The Institute for Science and International Security (ISIS) [http://www.isis-online.org], a non-profit, non-partisan institution, is “dedicated to informing the public about science and policy issues affecting international security.” Like the FAS, these scientists hope to bring about a significant reduction in the number of nuclear weapons around the world.
The International Institute for Strategic Studies [www.iiss.org] generates reports that are not only frequently used by media, but international leaders as well.
Just The Facts Ma’am
Raw facts are difficult to find, especially with this type of subject. Nearly every bit of information is subjective. However, here are two ideas you can check out.
For a true bird’s eye view of Iraq, check the incredible images from Digital Globe [http://www.digitalglobe.com/gallery/iraq/]. A word of caution – these satellite images are so detailed, they may take a long time to load into your computer on a dial-up connection. However, you’ll be able to see Saddam’s palaces and the streets of Baghdad yourself.
And if you've ever wondered what those weapon’s inspectors are looking for, read and view photographs of the details of The United Nations Special Commission, the official name of the weapons inspection program. [http://www.un.org/Depts/unscom/prespack-1.htm].
The Official Word
Finally, what are major governments saying about the crisis?

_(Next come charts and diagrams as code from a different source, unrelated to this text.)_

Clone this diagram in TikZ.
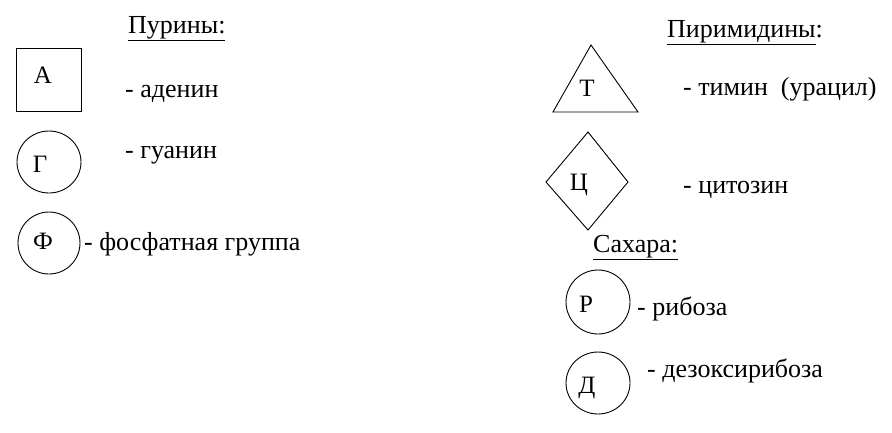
\documentclass[tikz,border=0pt]{standalone}
\usepackage{fontspec}
\setmainfont{Liberation Serif}
\begin{document}
\begin{tikzpicture}[x=1pt,y=-1pt,
  shp/.style={draw=black,line width=0.9pt},
  lbl/.style={font=\fontsize{26}{30}\selectfont,inner sep=0pt,anchor=base west},
  let/.style={font=\fontsize{25}{30}\selectfont,inner sep=0pt,anchor=base},
  hdr/.style={font=\fontsize{26}{30}\selectfont,inner sep=0pt,anchor=base west}]
\useasboundingbox (0,0) rectangle (892,432);
% headers
\node[hdr] (pur) at (128,33) {\underline{Пурины:}};
\node[hdr] (pir) at (667,37) {\underline{Пиримидины}:};
\node[hdr] (sah) at (593,252) {\underline{Сахара:}};
% adenine
\draw[shp] (16,48) rectangle (81,111);
\node[let] (A) at (43,83) {А};
\node[lbl] (tA) at (125,97) {- аденин};
% guanine
\draw[shp] (49,162) ellipse (32 and 31);
\node[let] (G) at (40,172) {Г};
\node[lbl] (tG) at (125,158) {- гуанин};
% phosphate
\draw[shp] (49,243) ellipse (31 and 31);
\node[let] (F) at (43,249) {Ф};
\node[lbl] (tF) at (84,250) {- фосфатная группа};
% thymine
\draw[shp] (591,45) -- (638,112) -- (553,112) -- cycle;
\node[let] (T) at (587,96) {Т};
\node[lbl] (tT) at (683,95) {- тимин\ \ (урацил)};
% cytosine
\draw[shp] (588,132) -- (628,182) -- (588,230) -- (546,182) -- cycle;
\node[let] (C) at (579,190) {Ц};
\node[lbl] (tC) at (683,193) {- цитозин};
% ribose
\draw[shp] (598,302) ellipse (32 and 32);
\node[let] (R) at (586,312) {Р};
\node[lbl] (tR) at (637,315) {- рибоза};
% deoxyribose
\draw[shp] (598,383) ellipse (32 and 31);
\node[let] (D) at (587,393) {Д};
\node[lbl] (tD) at (647,377) {- дезоксирибоза};
\end{tikzpicture}
\end{document}
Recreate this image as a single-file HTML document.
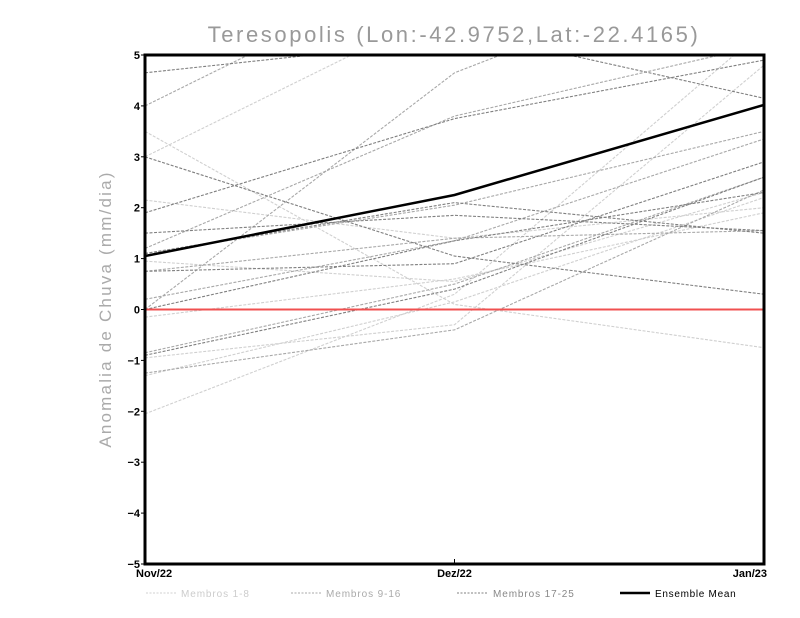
<!DOCTYPE html>
<html><head><meta charset="utf-8"><style>
body{margin:0;background:#fff;}
svg{display:block;font-family:"Liberation Sans",sans-serif;}
</style></head><body>
<svg id="chart" width="800" height="618">
<text x="454" y="42" text-anchor="middle" font-size="22" fill="#999" letter-spacing="2.6">Teresopolis (Lon:-42.9752,Lat:-22.4165)</text>
<text transform="translate(111,309) rotate(-90)" text-anchor="middle" font-size="17" fill="#aaa" letter-spacing="2.2">Anomalia de Chuva (mm/dia)</text>
<defs><clipPath id="clip"><rect x="145" y="55" width="619" height="509"/></clipPath></defs>
<g id="series" clip-path="url(#clip)"></g>
<g id="axes"></g>
<g id="legend">
<line x1="146" y1="593" x2="177" y2="593" stroke="#d0d0d0" stroke-dasharray="2,1.5"/>
<text x="181" y="597" font-size="10" fill="#ccc" letter-spacing="0.9">Membros 1-8</text>
<line x1="291" y1="593" x2="322" y2="593" stroke="#a8a8a8" stroke-dasharray="2,1.5"/>
<text x="326" y="597" font-size="10" fill="#aaa" letter-spacing="0.9">Membros 9-16</text>
<line x1="457" y1="593" x2="488" y2="593" stroke="#808080" stroke-dasharray="2,1.5"/>
<text x="493" y="597" font-size="10" fill="#888" letter-spacing="0.9">Membros 17-25</text>
<line x1="620" y1="593" x2="650" y2="593" stroke="#000" stroke-width="2.5"/>
<text x="655" y="597" font-size="10" fill="#000" letter-spacing="0.7">Ensemble Mean</text>
</g>
</svg>
<script>
const categories = ["Nov/22","Dez/22","Jan/23"];
const yTicks = [-5,-4,-3,-2,-1,0,1,2,3,4,5];
const membersLight = [
 [3.0,6.0,8.0],[3.5,0.1,-0.75],[2.15,1.4,2.0],[0.95,0.55,2.3],
 [-0.95,-0.3,4.8],[-2.05,0.3,5.5],[-1.3,0.15,2.2],[-0.15,0.6,1.9]];
const membersMid = [
 [0.0,4.65,7.0],[1.2,3.8,5.2],[4.0,7.0,8.0],[1.1,2.05,3.5],
 [0.2,1.35,3.35],[-0.85,0.5,2.6],[0.75,1.4,1.55],[-1.25,-0.4,2.35]];
const membersDark = [
 [4.65,5.3,5.8],[3.0,1.05,0.3],[1.9,3.75,4.9],[1.5,1.85,1.55],
 [1.1,2.1,1.5],[0.75,0.9,2.9],[0.0,1.35,2.3],[-0.9,0.4,2.6],[7.0,5.5,4.15]];
const ensembleMean = [1.05,2.25,4.02];

const X0=145,X1=764,Y0=564,Y1=55;
const xs=i=>X0+(X1-X0)*i/(categories.length-1);
const ys=v=>Y0-(v+5)/10*(Y0-Y1);
const NS="http://www.w3.org/2000/svg";
const series=document.getElementById('series'), axes=document.getElementById('axes');
function mk(tag,attrs,parent){const e=document.createElementNS(NS,tag);for(const k in attrs)e.setAttribute(k,attrs[k]);parent.appendChild(e);return e;}
function pts(a){return a.map((v,i)=>xs(i)+','+ys(v)).join(' ');}
[[membersLight,'#d0d0d0','member-light'],[membersMid,'#a8a8a8','member-mid'],[membersDark,'#808080','member-dark']].forEach(([arr,c,n])=>{
 arr.forEach((m,j)=>{
  const p=mk('polyline',{points:pts(m),fill:'none',stroke:c,'stroke-width':1.1,'stroke-dasharray':'3,1.5'},series);
  
  
 });
});
const zl=mk('line',{x1:X0,x2:X1,y1:ys(0),y2:ys(0),stroke:'#f05050','stroke-width':2},series);


const ml=mk('polyline',{points:pts(ensembleMean),fill:'none',stroke:'#000','stroke-width':2.5},series);


const fr=mk('rect',{x:X0,y:Y1,width:X1-X0,height:Y0-Y1,fill:'none',stroke:'#000','stroke-width':3},axes);


yTicks.forEach(t=>{
 mk('line',{x1:X0-4,x2:X0,y1:ys(t),y2:ys(t),stroke:'#000','stroke-width':1},axes);
 const tx=mk('text',{x:X0-5,y:ys(t)+4,'text-anchor':'end','font-size':11,'font-weight':'bold',fill:'#000'},axes);
 tx.textContent=String(t).replace('-','\u2212');
 
 
});
categories.forEach((c,i)=>{
 mk('line',{x1:xs(i),x2:xs(i),y1:Y0,y2:Y0-5,stroke:'#000','stroke-width':1},axes);
 const anchor=i===0?'start':(i===categories.length-1?'end':'middle');
 const xx=i===0?X0-9:(i===categories.length-1?X1+3:xs(i));
 const tx=mk('text',{x:xx,y:Y0+13,'text-anchor':anchor,'font-size':11,'font-weight':'bold',fill:'#000'},axes);
 tx.textContent=c;
 
 
});
</script>
</body></html>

For the official position of the US Government, along with photos and complete details, check out this department of the White House web site [http://www.whitehouse.gov/infocus/iraq/index.html]. Other countries with official English comments from their leaders can be found as follows:
Time To Make Some News
By now your “reporters” should be overflowing in information, but what can you do with it? Some ideas are creating a classroom newscast for radio or TV, a classroom newspaper, or simply use the information gathered to contrast with what we are reading and seeing in mainstream media. One exercise students really enjoy is discovering what the major networks and newspapers are choosing to ignore.
As is often the case, your students may discover what isn’t being said, is just as important as what is.